[start]

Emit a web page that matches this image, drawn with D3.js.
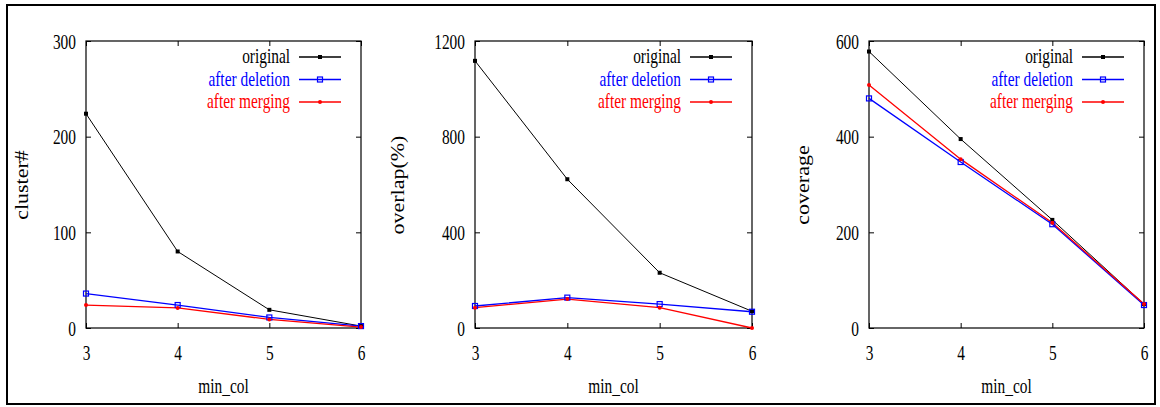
<!DOCTYPE html>
<html>
<head>
<meta charset="utf-8">
<script src="https://cdn.jsdelivr.net/npm/d3@7"></script>
<style>
  html, body { margin: 0; padding: 0; background: #fff; }
  svg text { font-family: "Liberation Serif", "DejaVu Serif", serif; }
</style>
</head>
<body>
<svg id="chart" width="1160" height="407"></svg>
<script>
// ---- data ----
const minCol = [3, 4, 5, 6];
const seriesNames = ["original", "after deletion", "after merging"];
const seriesColors = ["#000000", "#0000ff", "#ff0000"];

const clusterOriginal = [224, 80, 19, 2];
const clusterDeletion = [36, 24, 11, 2];
const clusterMerging = [24, 21, 9, 1];

const overlapOriginal = [1117, 622, 231, 70];
const overlapDeletion = [92, 127, 100, 68];
const overlapMerging = [85, 121, 85, 0];

const coverageOriginal = [578, 395, 226, 50];
const coverageDeletion = [480, 347, 217, 48];
const coverageMerging = [508, 353, 220, 50];

const clusterTicks = [0, 100, 200, 300];
const overlapTicks = [0, 400, 800, 1200];
const coverageTicks = [0, 200, 400, 600];

const xLabel = "min_col";

const panels = [
  { yLabel: "cluster#", yMax: 300, yTicks: clusterTicks, series: [clusterOriginal, clusterDeletion, clusterMerging],
    left: 86, right: 361, yLabelX: 28 },
  { yLabel: "overlap(%)", yMax: 1200, yTicks: overlapTicks, series: [overlapOriginal, overlapDeletion, overlapMerging],
    left: 475, right: 752, yLabelX: 404 },
  { yLabel: "coverage", yMax: 600, yTicks: coverageTicks, series: [coverageOriginal, coverageDeletion, coverageMerging],
    left: 869, right: 1144, yLabelX: 809 }
];

const plotTop = 41, plotBottom = 328;
const SX = 0.7;      // horizontal text compression
const FS = 22;
const FONT = '"Liberation Serif", "DejaVu Serif", serif';

const svg = d3.select("#chart");

// outer frame
svg.append("rect").attr("x", 7).attr("y", 5).attr("width", 1148).attr("height", 399)
  .attr("fill", "none").attr("stroke", "#000").attr("stroke-width", 2);

function drawMarkers(g, pts, si) {
  pts.forEach(([px, py]) => {
    if (si === 0) {
      g.append("rect").attr("x", px - 2).attr("y", py - 2).attr("width", 4).attr("height", 4).attr("fill", "#000");
    } else if (si === 1) {
      g.append("rect").attr("x", px - 2.5).attr("y", py - 2.5).attr("width", 5).attr("height", 5)
        .attr("fill", "none").attr("stroke", "#0000ff").attr("stroke-width", 1.2);
    } else {
      g.append("circle").attr("cx", px).attr("cy", py).attr("r", 2).attr("fill", "#ff0000");
    }
  });
}

panels.forEach(p => {
  const x = d3.scaleLinear().domain([3, 6]).range([p.left, p.right]);
  const y = d3.scaleLinear().domain([0, p.yMax]).range([plotBottom, plotTop]);
  const g = svg.append("g");

  // inward ticks on all sides
  const axB = g.append("g").attr("transform", `translate(0,${plotBottom})`)
    .call(d3.axisBottom(x).tickValues(minCol).tickSizeInner(-5).tickSizeOuter(0).tickFormat(d3.format("d")));
  const axT = g.append("g").attr("transform", `translate(0,${plotTop})`)
    .call(d3.axisTop(x).tickValues(minCol).tickSizeInner(-5).tickSizeOuter(0).tickFormat(""));
  const axL = g.append("g").attr("transform", `translate(${p.left},0)`)
    .call(d3.axisLeft(y).tickValues(p.yTicks).tickSizeInner(-5).tickSizeOuter(0).tickFormat(d3.format("d")));
  const axR = g.append("g").attr("transform", `translate(${p.right},0)`)
    .call(d3.axisRight(y).tickValues(p.yTicks).tickSizeInner(-5).tickSizeOuter(0).tickFormat(""));
  [axB, axT, axL, axR].forEach(a => {
    a.attr("font-family", FONT);
    a.select(".domain").remove();
    a.selectAll("line").attr("stroke", "#000").attr("stroke-width", 1);
  });
  axB.selectAll("text").attr("x", null).attr("y", null).attr("dy", null)
    .attr("transform", "translate(0,32) scale(" + SX + ",1)")
    .attr("font-size", FS).attr("fill", "#000").attr("font-family", FONT).attr("text-anchor", "middle");
  axL.selectAll("text").attr("x", null).attr("y", null).attr("dy", null)
    .attr("transform", "translate(-10,7) scale(" + SX + ",1)")
    .attr("font-size", FS).attr("fill", "#000").attr("font-family", FONT).attr("text-anchor", "end");

  // frame
  g.append("rect").attr("x", p.left).attr("y", plotTop).attr("width", p.right - p.left).attr("height", plotBottom - plotTop)
    .attr("fill", "none").attr("stroke", "#000").attr("stroke-width", 1.2);

  // axis labels
  g.append("text").attr("transform", `translate(${(p.left + p.right) / 2},393) scale(${SX},1)`)
    .attr("text-anchor", "middle").attr("font-size", FS).attr("font-family", FONT).text(xLabel);
  g.append("text").attr("transform", `translate(${p.yLabelX},185) rotate(-90) scale(1,0.85)`)
    .attr("text-anchor", "middle").attr("font-size", FS).attr("font-family", FONT).text(p.yLabel);

  const line = d3.line().x((d, i) => x(minCol[i])).y(d => y(d));

  p.series.forEach((vals, si) => {
    g.append("path").datum(vals).attr("d", line).attr("fill", "none")
      .attr("stroke", seriesColors[si]).attr("stroke-width", si === 0 ? 1 : 1.3);
  });
  p.series.forEach((vals, si) => {
    drawMarkers(g, vals.map((v, i) => [x(minCol[i]), y(v)]), si);
  });

  // legend
  const legRight = p.right - 71;
  seriesNames.forEach((name, si) => {
    const ly = 57 + si * 22.5;
    g.append("text").attr("transform", `translate(${legRight},${ly + 6}) scale(${SX},1)`)
      .attr("text-anchor", "end").attr("font-size", FS).attr("font-family", FONT)
      .attr("fill", seriesColors[si]).text(name);
    g.append("line").attr("x1", p.right - 62).attr("x2", p.right - 20).attr("y1", ly).attr("y2", ly)
      .attr("stroke", seriesColors[si]).attr("stroke-width", 1.3);
    drawMarkers(g, [[p.right - 41, ly]], si);
  });
});
</script>
</body>
</html>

[end]

Exactly as written, please give again the lines from the beginning of the listing through the line containing "const coverageMerging = [508, 353, 220, 50];", inclusive, without any pictures.

Emit a web page that matches this image, drawn with D3.js.
<!DOCTYPE html>
<html>
<head>
<meta charset="utf-8">
<script src="https://cdn.jsdelivr.net/npm/d3@7"></script>
<style>
  html, body { margin: 0; padding: 0; background: #fff; }
  svg text { font-family: "Liberation Serif", "DejaVu Serif", serif; }
</style>
</head>
<body>
<svg id="chart" width="1160" height="407"></svg>
<script>
// ---- data ----
const minCol = [3, 4, 5, 6];
const seriesNames = ["original", "after deletion", "after merging"];
const seriesColors = ["#000000", "#0000ff", "#ff0000"];

const clusterOriginal = [224, 80, 19, 2];
const clusterDeletion = [36, 24, 11, 2];
const clusterMerging = [24, 21, 9, 1];

const overlapOriginal = [1117, 622, 231, 70];
const overlapDeletion = [92, 127, 100, 68];
const overlapMerging = [85, 121, 85, 0];

const coverageOriginal = [578, 395, 226, 50];
const coverageDeletion = [480, 347, 217, 48];
const coverageMerging = [508, 353, 220, 50];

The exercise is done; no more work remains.